▶ _Problem to work on_
Emit the exact text of every line from the line with "Give me the" to the line with "const seriesNames = ['Total', 'Hombres', 'Mujeres'];", both ends included. No other output is expected.

▶ _Material provided_
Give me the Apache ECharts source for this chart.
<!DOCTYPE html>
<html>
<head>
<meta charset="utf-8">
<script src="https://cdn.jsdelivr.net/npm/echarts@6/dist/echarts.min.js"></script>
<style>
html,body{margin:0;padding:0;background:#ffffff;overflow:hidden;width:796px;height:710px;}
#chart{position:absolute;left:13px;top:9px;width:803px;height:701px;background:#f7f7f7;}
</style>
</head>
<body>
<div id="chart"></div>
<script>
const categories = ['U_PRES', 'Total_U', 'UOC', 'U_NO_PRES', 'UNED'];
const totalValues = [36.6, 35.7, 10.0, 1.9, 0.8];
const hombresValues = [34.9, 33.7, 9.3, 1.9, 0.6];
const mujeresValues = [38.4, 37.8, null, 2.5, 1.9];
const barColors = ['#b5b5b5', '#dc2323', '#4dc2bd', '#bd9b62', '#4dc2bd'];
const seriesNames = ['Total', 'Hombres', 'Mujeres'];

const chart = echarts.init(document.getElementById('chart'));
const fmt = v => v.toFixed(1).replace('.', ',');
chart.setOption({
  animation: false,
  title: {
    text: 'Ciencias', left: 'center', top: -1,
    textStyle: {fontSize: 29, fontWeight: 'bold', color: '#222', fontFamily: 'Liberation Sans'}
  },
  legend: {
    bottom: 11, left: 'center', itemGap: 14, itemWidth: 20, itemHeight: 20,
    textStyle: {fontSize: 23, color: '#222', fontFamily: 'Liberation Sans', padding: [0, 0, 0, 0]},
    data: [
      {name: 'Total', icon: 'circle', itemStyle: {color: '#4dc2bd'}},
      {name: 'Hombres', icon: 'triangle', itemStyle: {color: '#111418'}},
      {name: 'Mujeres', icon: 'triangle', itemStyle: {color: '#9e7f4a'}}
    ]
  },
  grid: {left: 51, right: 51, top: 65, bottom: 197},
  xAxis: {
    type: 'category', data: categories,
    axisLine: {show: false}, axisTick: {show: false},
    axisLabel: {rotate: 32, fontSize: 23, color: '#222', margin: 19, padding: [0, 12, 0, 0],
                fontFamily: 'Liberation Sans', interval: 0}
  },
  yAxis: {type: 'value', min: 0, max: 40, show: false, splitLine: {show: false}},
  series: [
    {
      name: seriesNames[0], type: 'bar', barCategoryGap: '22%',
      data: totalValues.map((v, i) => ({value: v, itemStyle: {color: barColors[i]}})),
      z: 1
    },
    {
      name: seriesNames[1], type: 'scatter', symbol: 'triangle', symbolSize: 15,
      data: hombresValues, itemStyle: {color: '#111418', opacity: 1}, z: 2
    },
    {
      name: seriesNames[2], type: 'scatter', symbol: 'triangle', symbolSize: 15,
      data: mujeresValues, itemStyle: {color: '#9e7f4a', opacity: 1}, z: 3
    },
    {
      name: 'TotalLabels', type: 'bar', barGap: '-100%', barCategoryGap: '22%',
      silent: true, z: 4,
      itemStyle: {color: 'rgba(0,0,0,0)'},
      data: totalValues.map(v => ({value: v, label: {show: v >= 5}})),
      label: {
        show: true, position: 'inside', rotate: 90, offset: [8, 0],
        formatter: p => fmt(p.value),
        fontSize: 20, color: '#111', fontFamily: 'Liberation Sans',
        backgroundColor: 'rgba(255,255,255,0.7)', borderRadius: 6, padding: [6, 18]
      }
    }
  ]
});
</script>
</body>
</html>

---

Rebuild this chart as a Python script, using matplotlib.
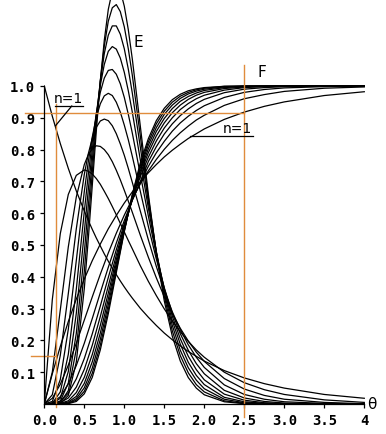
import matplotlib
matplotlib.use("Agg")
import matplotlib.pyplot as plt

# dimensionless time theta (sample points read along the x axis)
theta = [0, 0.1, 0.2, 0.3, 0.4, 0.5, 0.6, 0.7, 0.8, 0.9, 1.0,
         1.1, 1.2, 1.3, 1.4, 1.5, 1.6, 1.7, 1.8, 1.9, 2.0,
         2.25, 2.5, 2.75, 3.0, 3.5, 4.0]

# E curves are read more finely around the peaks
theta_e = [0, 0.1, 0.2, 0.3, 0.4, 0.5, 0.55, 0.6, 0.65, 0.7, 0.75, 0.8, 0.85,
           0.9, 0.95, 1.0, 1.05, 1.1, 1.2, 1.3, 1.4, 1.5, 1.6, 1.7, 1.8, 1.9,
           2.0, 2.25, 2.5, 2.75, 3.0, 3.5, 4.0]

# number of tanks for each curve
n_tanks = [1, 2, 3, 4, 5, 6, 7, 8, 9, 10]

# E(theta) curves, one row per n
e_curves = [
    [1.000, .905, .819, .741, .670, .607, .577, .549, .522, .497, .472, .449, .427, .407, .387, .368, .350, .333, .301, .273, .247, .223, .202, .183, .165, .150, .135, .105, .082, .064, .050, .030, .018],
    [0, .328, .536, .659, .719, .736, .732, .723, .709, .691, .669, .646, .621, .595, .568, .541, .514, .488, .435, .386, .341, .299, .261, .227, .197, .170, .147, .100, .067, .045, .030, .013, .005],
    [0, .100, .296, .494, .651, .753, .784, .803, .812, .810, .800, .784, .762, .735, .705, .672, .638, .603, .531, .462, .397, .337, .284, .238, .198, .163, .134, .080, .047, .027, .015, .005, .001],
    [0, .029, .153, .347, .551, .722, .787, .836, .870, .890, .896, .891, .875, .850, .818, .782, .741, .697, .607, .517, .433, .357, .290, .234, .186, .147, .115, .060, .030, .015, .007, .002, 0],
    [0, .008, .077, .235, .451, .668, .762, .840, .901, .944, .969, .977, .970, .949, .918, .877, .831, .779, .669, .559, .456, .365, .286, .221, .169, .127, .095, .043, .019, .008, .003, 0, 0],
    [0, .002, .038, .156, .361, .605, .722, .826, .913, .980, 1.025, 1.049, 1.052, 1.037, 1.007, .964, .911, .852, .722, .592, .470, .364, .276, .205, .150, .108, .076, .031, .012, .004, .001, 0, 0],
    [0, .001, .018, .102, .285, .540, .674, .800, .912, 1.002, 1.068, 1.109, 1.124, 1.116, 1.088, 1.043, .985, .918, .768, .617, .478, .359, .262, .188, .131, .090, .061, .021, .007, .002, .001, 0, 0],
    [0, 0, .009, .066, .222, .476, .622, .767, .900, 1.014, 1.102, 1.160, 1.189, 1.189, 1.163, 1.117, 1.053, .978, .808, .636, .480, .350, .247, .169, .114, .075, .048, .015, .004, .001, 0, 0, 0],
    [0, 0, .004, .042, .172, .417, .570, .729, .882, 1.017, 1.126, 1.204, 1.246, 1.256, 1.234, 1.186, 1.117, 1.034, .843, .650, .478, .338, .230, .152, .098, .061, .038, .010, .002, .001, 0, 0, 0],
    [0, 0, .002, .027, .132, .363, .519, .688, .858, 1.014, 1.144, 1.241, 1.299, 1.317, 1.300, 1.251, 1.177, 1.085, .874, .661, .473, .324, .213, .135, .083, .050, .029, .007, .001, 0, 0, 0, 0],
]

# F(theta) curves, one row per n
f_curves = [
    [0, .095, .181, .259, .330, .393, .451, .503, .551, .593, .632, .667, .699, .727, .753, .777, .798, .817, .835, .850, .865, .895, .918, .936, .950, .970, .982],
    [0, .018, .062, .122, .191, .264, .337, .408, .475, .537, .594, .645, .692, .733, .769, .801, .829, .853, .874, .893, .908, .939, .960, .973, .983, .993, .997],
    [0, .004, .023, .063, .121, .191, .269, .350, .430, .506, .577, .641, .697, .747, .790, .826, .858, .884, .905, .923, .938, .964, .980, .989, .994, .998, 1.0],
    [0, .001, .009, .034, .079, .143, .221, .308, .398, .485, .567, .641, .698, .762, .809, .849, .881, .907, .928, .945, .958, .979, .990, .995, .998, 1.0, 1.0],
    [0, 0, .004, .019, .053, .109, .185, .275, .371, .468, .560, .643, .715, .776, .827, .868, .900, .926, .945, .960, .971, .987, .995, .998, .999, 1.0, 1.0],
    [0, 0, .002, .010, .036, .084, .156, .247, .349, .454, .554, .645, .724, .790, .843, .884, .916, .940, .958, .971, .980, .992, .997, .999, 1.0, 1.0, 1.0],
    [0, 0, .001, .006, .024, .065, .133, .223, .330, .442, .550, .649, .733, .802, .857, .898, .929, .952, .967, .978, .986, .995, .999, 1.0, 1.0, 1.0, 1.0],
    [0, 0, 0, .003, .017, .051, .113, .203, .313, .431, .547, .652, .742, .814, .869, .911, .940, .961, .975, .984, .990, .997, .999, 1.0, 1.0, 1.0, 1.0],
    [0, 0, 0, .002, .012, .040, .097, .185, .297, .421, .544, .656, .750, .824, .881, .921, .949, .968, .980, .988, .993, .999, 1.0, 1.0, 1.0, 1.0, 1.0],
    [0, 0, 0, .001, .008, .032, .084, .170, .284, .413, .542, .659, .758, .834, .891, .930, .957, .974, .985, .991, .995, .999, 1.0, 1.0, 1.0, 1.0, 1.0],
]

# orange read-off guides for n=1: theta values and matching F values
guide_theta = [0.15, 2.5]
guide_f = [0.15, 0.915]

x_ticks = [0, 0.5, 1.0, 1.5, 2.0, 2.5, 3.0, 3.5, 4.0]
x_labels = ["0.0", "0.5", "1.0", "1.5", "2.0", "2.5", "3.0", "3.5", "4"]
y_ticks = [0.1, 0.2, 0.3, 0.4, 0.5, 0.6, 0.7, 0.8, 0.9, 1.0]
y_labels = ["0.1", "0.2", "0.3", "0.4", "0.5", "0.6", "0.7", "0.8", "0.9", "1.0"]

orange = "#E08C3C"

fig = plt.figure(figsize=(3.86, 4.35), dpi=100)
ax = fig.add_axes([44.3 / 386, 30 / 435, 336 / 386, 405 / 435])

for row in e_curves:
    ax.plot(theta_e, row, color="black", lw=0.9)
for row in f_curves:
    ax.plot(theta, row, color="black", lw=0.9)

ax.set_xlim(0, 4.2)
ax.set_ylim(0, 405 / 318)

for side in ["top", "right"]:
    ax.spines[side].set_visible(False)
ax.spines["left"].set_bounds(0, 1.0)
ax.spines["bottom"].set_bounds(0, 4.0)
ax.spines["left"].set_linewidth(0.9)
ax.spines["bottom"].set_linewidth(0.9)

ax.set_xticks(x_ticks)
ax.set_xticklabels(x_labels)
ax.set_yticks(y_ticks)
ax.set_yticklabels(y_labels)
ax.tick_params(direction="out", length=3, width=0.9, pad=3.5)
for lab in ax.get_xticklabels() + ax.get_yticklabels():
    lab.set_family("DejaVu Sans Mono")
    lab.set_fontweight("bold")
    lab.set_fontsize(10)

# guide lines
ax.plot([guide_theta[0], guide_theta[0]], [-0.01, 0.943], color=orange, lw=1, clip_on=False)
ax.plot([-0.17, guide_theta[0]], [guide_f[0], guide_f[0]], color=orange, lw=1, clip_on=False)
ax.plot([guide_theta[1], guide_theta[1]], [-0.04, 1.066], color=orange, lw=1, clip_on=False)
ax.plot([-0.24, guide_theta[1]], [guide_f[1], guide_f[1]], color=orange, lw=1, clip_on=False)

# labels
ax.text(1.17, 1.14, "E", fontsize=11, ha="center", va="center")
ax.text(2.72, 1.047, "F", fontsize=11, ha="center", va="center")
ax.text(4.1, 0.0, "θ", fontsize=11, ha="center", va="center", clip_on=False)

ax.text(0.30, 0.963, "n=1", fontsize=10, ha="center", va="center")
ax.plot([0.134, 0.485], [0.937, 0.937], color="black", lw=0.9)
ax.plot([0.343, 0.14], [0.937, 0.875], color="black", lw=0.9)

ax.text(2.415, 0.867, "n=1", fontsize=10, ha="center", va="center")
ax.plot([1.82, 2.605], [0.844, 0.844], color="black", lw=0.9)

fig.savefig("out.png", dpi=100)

---

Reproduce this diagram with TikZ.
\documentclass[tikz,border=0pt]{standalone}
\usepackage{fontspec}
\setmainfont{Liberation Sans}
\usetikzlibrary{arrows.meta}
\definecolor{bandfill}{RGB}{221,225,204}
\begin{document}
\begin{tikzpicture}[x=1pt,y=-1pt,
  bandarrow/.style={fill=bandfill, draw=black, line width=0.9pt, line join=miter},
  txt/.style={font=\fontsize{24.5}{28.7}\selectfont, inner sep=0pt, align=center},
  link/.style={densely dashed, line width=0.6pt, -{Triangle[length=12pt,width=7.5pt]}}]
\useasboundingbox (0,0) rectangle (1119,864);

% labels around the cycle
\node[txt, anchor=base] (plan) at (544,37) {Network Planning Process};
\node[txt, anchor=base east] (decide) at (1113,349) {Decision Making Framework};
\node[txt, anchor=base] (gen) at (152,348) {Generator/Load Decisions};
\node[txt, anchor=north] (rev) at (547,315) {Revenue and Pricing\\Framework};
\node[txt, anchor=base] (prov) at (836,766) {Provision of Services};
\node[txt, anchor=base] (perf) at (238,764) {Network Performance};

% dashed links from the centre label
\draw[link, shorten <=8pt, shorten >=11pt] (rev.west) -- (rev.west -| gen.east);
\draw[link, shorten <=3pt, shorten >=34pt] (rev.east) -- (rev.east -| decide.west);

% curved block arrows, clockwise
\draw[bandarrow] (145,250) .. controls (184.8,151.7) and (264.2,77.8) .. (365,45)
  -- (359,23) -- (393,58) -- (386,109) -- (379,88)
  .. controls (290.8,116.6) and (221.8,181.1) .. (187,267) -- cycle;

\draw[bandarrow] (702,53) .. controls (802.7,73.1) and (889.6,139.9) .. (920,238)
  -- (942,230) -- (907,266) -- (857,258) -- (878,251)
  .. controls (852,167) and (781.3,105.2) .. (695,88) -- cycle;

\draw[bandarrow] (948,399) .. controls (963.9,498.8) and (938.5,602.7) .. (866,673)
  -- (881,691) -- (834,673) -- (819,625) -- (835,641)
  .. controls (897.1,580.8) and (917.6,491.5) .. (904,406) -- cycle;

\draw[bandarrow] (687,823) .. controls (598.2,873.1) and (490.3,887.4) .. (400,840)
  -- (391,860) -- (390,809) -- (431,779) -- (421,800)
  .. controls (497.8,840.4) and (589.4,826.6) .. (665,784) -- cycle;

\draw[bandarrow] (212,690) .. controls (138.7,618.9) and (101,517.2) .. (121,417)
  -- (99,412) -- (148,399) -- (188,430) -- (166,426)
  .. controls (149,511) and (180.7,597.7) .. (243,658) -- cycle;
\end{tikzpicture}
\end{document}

▶ _Response below_
Give me the Apache ECharts source for this chart.
<!DOCTYPE html>
<html>
<head>
<meta charset="utf-8">
<script src="https://cdn.jsdelivr.net/npm/echarts@6/dist/echarts.min.js"></script>
<style>
html,body{margin:0;padding:0;background:#ffffff;overflow:hidden;width:796px;height:710px;}
#chart{position:absolute;left:13px;top:9px;width:803px;height:701px;background:#f7f7f7;}
</style>
</head>
<body>
<div id="chart"></div>
<script>
const categories = ['U_PRES', 'Total_U', 'UOC', 'U_NO_PRES', 'UNED'];
const totalValues = [36.6, 35.7, 10.0, 1.9, 0.8];
const hombresValues = [34.9, 33.7, 9.3, 1.9, 0.6];
const mujeresValues = [38.4, 37.8, null, 2.5, 1.9];
const barColors = ['#b5b5b5', '#dc2323', '#4dc2bd', '#bd9b62', '#4dc2bd'];
const seriesNames = ['Total', 'Hombres', 'Mujeres'];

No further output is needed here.